Magical Realism: The Foundation for Effective Brand Promises
Successful marketing today doesn't sell features; it sells benefits. This product will save you time. This product will save you money. This product is important for your identity. But successfully selling benefits requires more than cut-and-dry statements. Selling benefits involves making a magical promise (and then fulfilling it).
A great example of a brand that makes magical promises is Coke; they regularly promise happiness. But ethereal concepts (e.g. happiness, liberty, or financial freedom) are only effective when placed in an appropriate context. That's where polar bears, Santa Claus, and long sleepwalking journeys come in.
In fiction this technique of mixing the fantastical with the everyday is called magical realism, and the author most well-known for employing it is one of my favorites. Again and again Gabriel Garcia Marquez takes what is real and tangible and sprinkles in some magic; he is never satisfied with surface level appearances. Marquez's stories push the reader to reexamine the routine in light of grander, more extreme contexts, driving home the emotional truths and themes of the story in a profound way that has made him famous. His friend Plinio Apuleyo Mendoza says to him:
The way you treat reality in your books... has been called magical realism. I have the feeling your European readers are usually aware of the magic of your stories but fail to see the reality behind it...This is surely because their rationalism prevents them seeing that reality isn't limited to the price of tomatoes and eggs.

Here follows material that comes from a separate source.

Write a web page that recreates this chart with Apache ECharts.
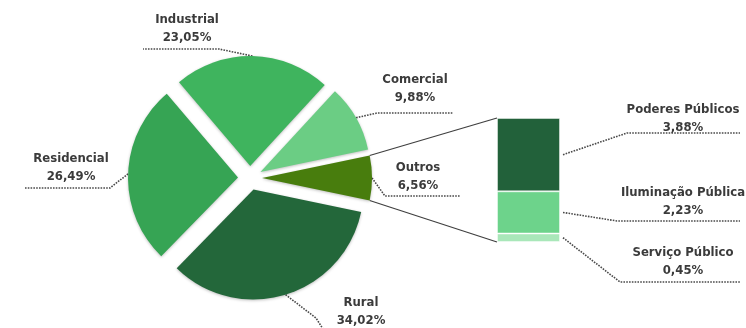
<!DOCTYPE html>
<html><head><meta charset="utf-8">
<script src="https://cdn.jsdelivr.net/npm/echarts@6/dist/echarts.min.js"></script>
<style>html,body{margin:0;padding:0;background:#fff}#chart{width:746px;height:328px}</style>
</head><body><div id="chart"></div>
<script>
// Participação no consumo por classe (%)
const classes = ['Outros', 'Rural', 'Residencial', 'Industrial', 'Comercial'];
const classShares = [6.56, 34.02, 26.49, 23.05, 9.88];
// Composição da classe "Outros" (%), de baixo para cima na barra
const otherClasses = ['Serviço Público', 'Iluminação Pública', 'Poderes Públicos'];
const otherShares = [0.45, 2.23, 3.88];

const classColors = {
  'Outros': '#487d0d', 'Rural': '#23673a', 'Residencial': '#36a454',
  'Industrial': '#3fb45e', 'Comercial': '#6bcd84'
};
const otherColors = {
  'Serviço Público': '#a9e7b9', 'Iluminação Pública': '#6dd38b', 'Poderes Públicos': '#22613a'
};

const FONT = 'DejaVu Sans Condensed';
const TEXT = '#3b3b3b';
const pct = v => v.toFixed(2).replace('.', ',') + '%';

// pie geometry
const CX = 250, CY = 178, R = 110, OFFSET = 12;
// bar geometry
const BAR_LEFT = 497, BAR_TOP = 118, BAR_W = 63, BAR_H = 124;

// label boxes (center x, top y) with leader elbow and end points
const pieLabels = {
  'Industrial':  { x: 187, y: 11,  elbow: [219, 49],  end: [143, 49] },
  'Comercial':   { x: 415, y: 71,  elbow: [377, 113], end: [453, 113] },
  'Outros':      { x: 418, y: 159, elbow: [385, 196], end: [460, 196] },
  'Residencial': { x: 71,  y: 150, elbow: [110, 188], end: [25, 188] },
  'Rural':       { x: 361, y: 294, elbow: [316, 318], end: [323, 329] }
};
const barLabels = {
  'Poderes Públicos':   { x: 683, y: 101, elbow: [627, 133], end: [740, 133] },
  'Iluminação Pública': { x: 683, y: 184, elbow: [617, 221], end: [740, 221] },
  'Serviço Público':    { x: 683, y: 244, elbow: [620, 282], end: [740, 282] }
};

const labelText = {
  fontFamily: FONT, fontWeight: 'bold', fontSize: 13, lineHeight: 18, color: TEXT
};
const LEADER = { color: '#4a4a4a', width: 1.6, dash: [1.6, 1.2] };
const leaderStyle = { color: LEADER.color, width: LEADER.width, type: LEADER.dash };

const total = otherShares.reduce((a, b) => a + b, 0);
const shareSum = classShares.reduce((a, b) => a + b, 0);
const outrosShare = classShares[classes.indexOf('Outros')];
const startAngle = outrosShare / shareSum * 360 / 2;

// mid angle (degrees, counter-clockwise from 3 o'clock) of each slice
const midAngles = [];
let acc = startAngle;
classShares.forEach(v => {
  const sweep = v / shareSum * 360;
  midAngles.push(acc - sweep / 2);
  acc -= sweep;
});

const chart = echarts.init(document.getElementById('chart'), null, { renderer: 'canvas' });

// one pie per slice, each shifted outwards along its own mid angle
const pieSeries = classes.map((name, k) => {
  const a = midAngles[k] * Math.PI / 180;
  return {
    type: 'pie',
    name: name,
    center: [CX + OFFSET * Math.cos(a), CY - OFFSET * Math.sin(a)],
    radius: [0, R],
    startAngle: startAngle,
    clockwise: true,
    silent: true,
    avoidLabelOverlap: false,
    data: classes.map((n, i) => ({
      name: n, value: classShares[i],
      itemStyle: i === k
        ? { color: classColors[n], shadowBlur: 3, shadowOffsetY: 1, shadowColor: 'rgba(0,0,0,0.25)' }
        : { color: 'rgba(0,0,0,0)' },
      label: { show: i === k },
      labelLine: { show: i === k }
    })),
    label: {
      position: 'outside',
      formatter: p => p.name + '\n' + pct(p.value),
      ...labelText
    },
    labelLine: { lineStyle: leaderStyle },
    labelLayout: p => {
      if (p.dataIndex !== k) return {};
      const L = pieLabels[name];
      return {
        x: L.x, y: L.y, align: 'center', verticalAlign: 'top',
        labelLinePoints: [p.labelLinePoints[0], L.elbow, L.end]
      };
    }
  };
});

const barSeries = otherClasses.map((name, i) => ({
  type: 'bar',
  name: name,
  stack: 'outros',
  barWidth: '100%',
  data: [otherShares[i]],
  itemStyle: { color: otherColors[name], borderColor: 'rgba(255,255,255,0.45)', borderWidth: 1 },
  silent: true,
  label: {
    show: true,
    position: 'right',
    align: 'center',
    formatter: p => p.seriesName + '\n' + pct(p.value),
    ...labelText
  },
  labelLayout: () => {
    const L = barLabels[name];
    return { x: L.x, y: L.y, align: 'center', verticalAlign: 'top' };
  }
}));

chart.setOption({
  animation: false,
  backgroundColor: '#ffffff',
  grid: { left: BAR_LEFT, top: BAR_TOP, width: BAR_W, height: BAR_H },
  xAxis: { type: 'category', data: ['Outros'], show: false, boundaryGap: true },
  yAxis: { type: 'value', min: 0, max: total, show: false },
  series: pieSeries.concat(barSeries)
});

const graphics = [];

// lines tying the "Outros" slice to the bar
const kO = classes.indexOf('Outros');
const aO = midAngles[kO] * Math.PI / 180;
const ocx = CX + OFFSET * Math.cos(aO), ocy = CY - OFFSET * Math.sin(aO);
const half = outrosShare / shareSum * Math.PI;
const aTop = aO + half, aBot = aO - half;
const topBar = chart.convertToPixel({ yAxisIndex: 0 }, total);
const botBar = chart.convertToPixel({ yAxisIndex: 0 }, 0);
[[aTop, topBar], [aBot, botBar]].forEach(([ang, yb]) => {
  graphics.push({ type: 'line', silent: true,
    shape: { x1: ocx + R * Math.cos(ang), y1: ocy - R * Math.sin(ang), x2: BAR_LEFT, y2: yb },
    style: { stroke: '#3f3f3f', lineWidth: 1.2 } });
});

// dotted leaders from each bar segment to its label
let cum = 0;
otherClasses.forEach((name, i) => {
  const yMid = chart.convertToPixel({ yAxisIndex: 0 }, cum + otherShares[i] / 2);
  cum += otherShares[i];
  const L = barLabels[name];
  graphics.push({ type: 'polyline', silent: true,
    shape: { points: [[BAR_LEFT + BAR_W + 3, yMid], L.elbow, L.end] },
    style: { stroke: LEADER.color, lineWidth: LEADER.width, lineDash: LEADER.dash, fill: null } });
});

chart.setOption({ graphic: graphics });
</script>
</body></html>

Likewise, when brands venture to make fantastical, complex, deep promises, consumers don't always see the reality. When that happens, they may put up psychological barriers against the brand. Seth Stevenson at Slate gives a great example using a surreal Levi's advertisement:
I've been in movie theaters when this ad played during previews, and the audience seemed transfixed—left in stunned silence when the ad faded out. But a friend says he saw it in a theater where, at the end, someone yelled, to much deflating laughter, "They're pants!"
The magic was spoiled.
But the risk of spoiled magic is a necessity. Levi's may not be associated with America to everyone who wears them, but to someone, somewhere, the distinctly American context, although extreme, communicated a powerful message. The same goes for Coke's promise of happiness, the feeling of fraternity that goes with grabbing some beers, and the drama behind fighting germs in commercials aimed at mothers. Not everyone buys into the magic, but some people do, and that makes it worth the risk.
Without a magical brand promise, products are nothing more than a list of features: some sugar water, a fermented beverage, or a chemical combination that kills germs. It's only when a brand promises a reality that is, as Mendoza says, "more than the price of tomatoes and eggs" and takes steps to support that promise that it has a chance at selling more than me-too products.